**DATA SHOWN:**
■ ■ ■ ■ ■ ■ ■
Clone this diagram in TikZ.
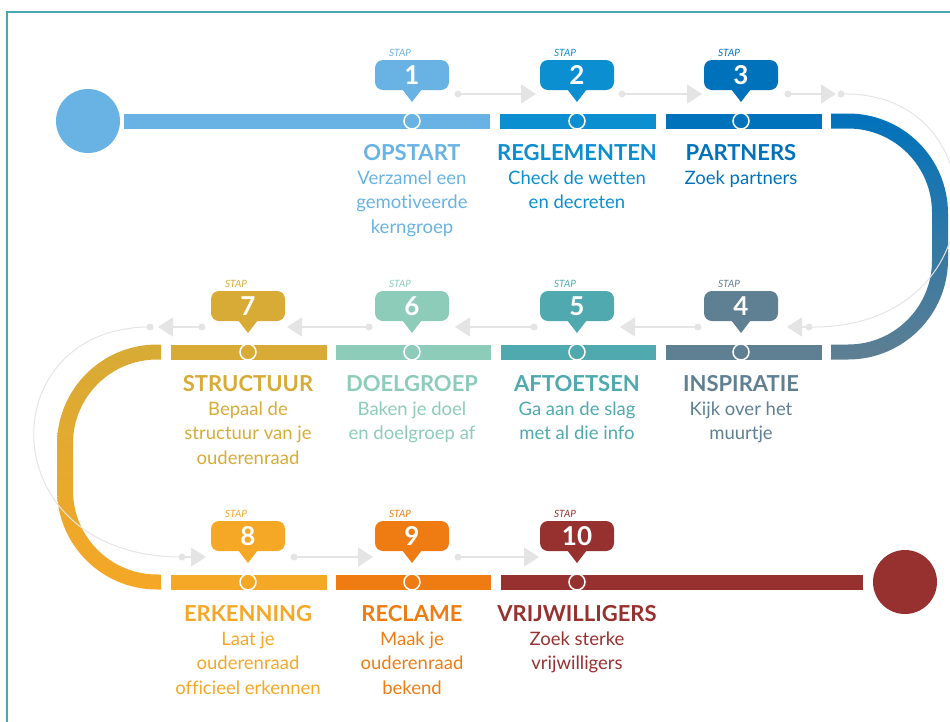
\documentclass[tikz,border=0pt]{standalone}
\usepackage{fontspec}
\setmainfont{Lato}[Ligatures={NoCommon}]
\usetikzlibrary{positioning, arrows.meta}
\definecolor{StapA}{HTML}{68B3E3}
\definecolor{StapB}{HTML}{0B8FD0}
\definecolor{StapC}{HTML}{0072BB}
\definecolor{StapD}{HTML}{5F7F92}
\definecolor{StapE}{HTML}{4FA9AF}
\definecolor{StapF}{HTML}{8DCCB8}
\definecolor{StapG}{HTML}{D7AB36}
\definecolor{StapH}{HTML}{F5A726}
\definecolor{StapI}{HTML}{EE7C13}
\definecolor{StapJ}{HTML}{97312F}
\definecolor{GhostGray}{HTML}{E4E4E4}
\definecolor{FrameTeal}{HTML}{4AA9AE}

\begin{document}
\begin{tikzpicture}[x=1pt, y=-1pt,
    steptitle/.style={font=\bfseries\fontsize{22}{26}\selectfont, anchor=base, inner sep=0pt},
    stepdesc/.style={font=\fontsize{18.5}{24.5}\selectfont, align=center, inner sep=0pt},
    stepnum/.style={font=\bfseries\fontsize{26}{26}\selectfont, text=white, inner sep=0pt},
    staplabel/.style={font=\itshape\fontsize{10}{10}\selectfont, inner sep=0pt},
    ghost/.style={draw=GhostGray, line width=1.6pt, -{Triangle[width=19pt,length=15pt,fill=GhostGray]}},
    ghostloop/.style={draw=GhostGray, line width=1pt}]
    \useasboundingbox (0,0) rectangle (950,721);

    % Frame
    \draw[FrameTeal, line width=2pt] (7,730) -- (7,12) -- (960,12);

    % Bends between the rows (gradient)
    \begin{scope}
        \clip (831,100) rectangle (960,370);
        \shade[top color=StapC, bottom color=StapD, even odd rule]
            [rounded corners=100pt] (700,113.5) rectangle (948,359.5)
            [rounded corners=84pt] (700,128.5) rectangle (932,344.5);
    \end{scope}
    \begin{scope}
        \clip (40,330) rectangle (161,600);
        \shade[top color=StapG, bottom color=StapH, even odd rule]
            [rounded corners=100pt] (57,344.5) rectangle (300,589.5)
            [rounded corners=84pt] (73,359.5) rectangle (300,574.5);
    \end{scope}

    % Start and end
    \fill[StapA] (88,121) circle (32pt);
    \fill[StapJ] (905,582) circle (32pt);

    % Bar segments
    \foreach \a/\b/\y/\c in {124/490/121/StapA, 500/656/121/StapB, 666/822/121/StapC,
                             666/822/352/StapD, 501/656/352/StapE, 336/491/352/StapF, 171/327/352/StapG,
                             171/327/582/StapH, 336/491/582/StapI, 501/863/582/StapJ} {
        \fill[\c] (\a,\y-7.5) rectangle (\b,\y+7.5);
    }

    % Ghost arrows
    \foreach \i/\s/\e/\y in {1/458/536/94, 2/622/702/94, 3/788/836/94,
                             4/809/787/327, 5/698/620/327, 6/534/455/327, 7/369/287/327, 8/202/158/327,
                             9/182/206/557, 10/294/373/557, 11/458/539/557} {
        \coordinate (gs\i) at (\s,\y);
        \coordinate (ge\i) at (\e,\y);
        \fill[GhostGray] (gs\i) circle (3.5pt);
        \draw[ghost] (gs\i) -- (ge\i);
    }
    \coordinate (lr) at (841,94);
    \coordinate (ll) at (150,327);
    \fill[GhostGray] (lr) circle (3.5pt);
    \fill[GhostGray] (ll) circle (3.5pt);
    \draw[ghostloop] (lr) .. controls (1000,90) and (1000,330) .. (gs4);
    \draw[ghostloop] (ll) .. controls (-10,327) and (-10,557) .. (gs9);

    % Steps
    \foreach \n/\x/\y/\c/\t/\d in {1/412/121/StapA/OPSTART/{Verzamel een\\gemotiveerde\\kerngroep},
            2/577/121/StapB/REGLEMENTEN/{Check de wetten\\en decreten},
            3/741/121/StapC/PARTNERS/{Zoek partners},
            4/741/352/StapD/INSPIRATIE/{Kijk over het\\muurtje},
            5/577/352/StapE/AFTOETSEN/{Ga aan de slag\\met al die info},
            6/412/352/StapF/DOELGROEP/{Baken je doel\\en doelgroep af},
            7/248/352/StapG/STRUCTUUR/{Bepaal de\\structuur van je\\ouderenraad},
            8/248/582/StapH/ERKENNING/{Laat je\\ouderenraad\\officieel erkennen},
            9/412/582/StapI/RECLAME/{Maak je\\ouderenraad\\bekend},
            10/577/582/StapJ/VRIJWILLIGERS/{Zoek sterke\\vrijwilligers}} {
        % pin
        \fill[\c, rounded corners=8pt] (\x-37,\y-61) rectangle (\x+37,\y-31);
        \fill[\c] (\x-10,\y-32) -- (\x,\y-19) -- (\x+10,\y-32) -- cycle;
        \node[stepnum] (num\n) at (\x,\y-46) {\n};
        \node[staplabel, text=\c] (stap\n) at (\x-12,\y-68) {STAP};
        % marker on the bar
        \filldraw[fill=\c, draw=white, line width=1.5pt] (\x,\y) circle (8pt);
        % texts
        \node[steptitle, text=\c] (t\n) at (\x,\y+39) {\t};
        \node[stepdesc, text=\c, below=10pt of t\n] (d\n) {\d};
    }
\end{tikzpicture}
\end{document}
■ ■ ■ ■ ■ ■ ■
**SET EXERCISE:** Repeat verbatim all the material, but not the pictures.

**EXERCISE RESULT:**
Clone this diagram in TikZ.
\documentclass[tikz,border=0pt]{standalone}
\usepackage{fontspec}
\setmainfont{Lato}[Ligatures={NoCommon}]
\usetikzlibrary{positioning, arrows.meta}
\definecolor{StapA}{HTML}{68B3E3}
\definecolor{StapB}{HTML}{0B8FD0}
\definecolor{StapC}{HTML}{0072BB}
\definecolor{StapD}{HTML}{5F7F92}
\definecolor{StapE}{HTML}{4FA9AF}
\definecolor{StapF}{HTML}{8DCCB8}
\definecolor{StapG}{HTML}{D7AB36}
\definecolor{StapH}{HTML}{F5A726}
\definecolor{StapI}{HTML}{EE7C13}
\definecolor{StapJ}{HTML}{97312F}
\definecolor{GhostGray}{HTML}{E4E4E4}
\definecolor{FrameTeal}{HTML}{4AA9AE}

\begin{document}
\begin{tikzpicture}[x=1pt, y=-1pt,
    steptitle/.style={font=\bfseries\fontsize{22}{26}\selectfont, anchor=base, inner sep=0pt},
    stepdesc/.style={font=\fontsize{18.5}{24.5}\selectfont, align=center, inner sep=0pt},
    stepnum/.style={font=\bfseries\fontsize{26}{26}\selectfont, text=white, inner sep=0pt},
    staplabel/.style={font=\itshape\fontsize{10}{10}\selectfont, inner sep=0pt},
    ghost/.style={draw=GhostGray, line width=1.6pt, -{Triangle[width=19pt,length=15pt,fill=GhostGray]}},
    ghostloop/.style={draw=GhostGray, line width=1pt}]
    \useasboundingbox (0,0) rectangle (950,721);

    % Frame
    \draw[FrameTeal, line width=2pt] (7,730) -- (7,12) -- (960,12);

    % Bends between the rows (gradient)
    \begin{scope}
        \clip (831,100) rectangle (960,370);
        \shade[top color=StapC, bottom color=StapD, even odd rule]
            [rounded corners=100pt] (700,113.5) rectangle (948,359.5)
            [rounded corners=84pt] (700,128.5) rectangle (932,344.5);
    \end{scope}
    \begin{scope}
        \clip (40,330) rectangle (161,600);
        \shade[top color=StapG, bottom color=StapH, even odd rule]
            [rounded corners=100pt] (57,344.5) rectangle (300,589.5)
            [rounded corners=84pt] (73,359.5) rectangle (300,574.5);
    \end{scope}

    % Start and end
    \fill[StapA] (88,121) circle (32pt);
    \fill[StapJ] (905,582) circle (32pt);

    % Bar segments
    \foreach \a/\b/\y/\c in {124/490/121/StapA, 500/656/121/StapB, 666/822/121/StapC,
                             666/822/352/StapD, 501/656/352/StapE, 336/491/352/StapF, 171/327/352/StapG,
                             171/327/582/StapH, 336/491/582/StapI, 501/863/582/StapJ} {
        \fill[\c] (\a,\y-7.5) rectangle (\b,\y+7.5);
    }

    % Ghost arrows
    \foreach \i/\s/\e/\y in {1/458/536/94, 2/622/702/94, 3/788/836/94,
                             4/809/787/327, 5/698/620/327, 6/534/455/327, 7/369/287/327, 8/202/158/327,
                             9/182/206/557, 10/294/373/557, 11/458/539/557} {
        \coordinate (gs\i) at (\s,\y);
        \coordinate (ge\i) at (\e,\y);
        \fill[GhostGray] (gs\i) circle (3.5pt);
        \draw[ghost] (gs\i) -- (ge\i);
    }
    \coordinate (lr) at (841,94);
    \coordinate (ll) at (150,327);
    \fill[GhostGray] (lr) circle (3.5pt);
    \fill[GhostGray] (ll) circle (3.5pt);
    \draw[ghostloop] (lr) .. controls (1000,90) and (1000,330) .. (gs4);
    \draw[ghostloop] (ll) .. controls (-10,327) and (-10,557) .. (gs9);

    % Steps
    \foreach \n/\x/\y/\c/\t/\d in {1/412/121/StapA/OPSTART/{Verzamel een\\gemotiveerde\\kerngroep},
            2/577/121/StapB/REGLEMENTEN/{Check de wetten\\en decreten},
            3/741/121/StapC/PARTNERS/{Zoek partners},
            4/741/352/StapD/INSPIRATIE/{Kijk over het\\muurtje},
            5/577/352/StapE/AFTOETSEN/{Ga aan de slag\\met al die info},
            6/412/352/StapF/DOELGROEP/{Baken je doel\\en doelgroep af},
            7/248/352/StapG/STRUCTUUR/{Bepaal de\\structuur van je\\ouderenraad},
            8/248/582/StapH/ERKENNING/{Laat je\\ouderenraad\\officieel erkennen},
            9/412/582/StapI/RECLAME/{Maak je\\ouderenraad\\bekend},
            10/577/582/StapJ/VRIJWILLIGERS/{Zoek sterke\\vrijwilligers}} {
        % pin
        \fill[\c, rounded corners=8pt] (\x-37,\y-61) rectangle (\x+37,\y-31);
        \fill[\c] (\x-10,\y-32) -- (\x,\y-19) -- (\x+10,\y-32) -- cycle;
        \node[stepnum] (num\n) at (\x,\y-46) {\n};
        \node[staplabel, text=\c] (stap\n) at (\x-12,\y-68) {STAP};
        % marker on the bar
        \filldraw[fill=\c, draw=white, line width=1.5pt] (\x,\y) circle (8pt);
        % texts
        \node[steptitle, text=\c] (t\n) at (\x,\y+39) {\t};
        \node[stepdesc, text=\c, below=10pt of t\n] (d\n) {\d};
    }
\end{tikzpicture}
\end{document}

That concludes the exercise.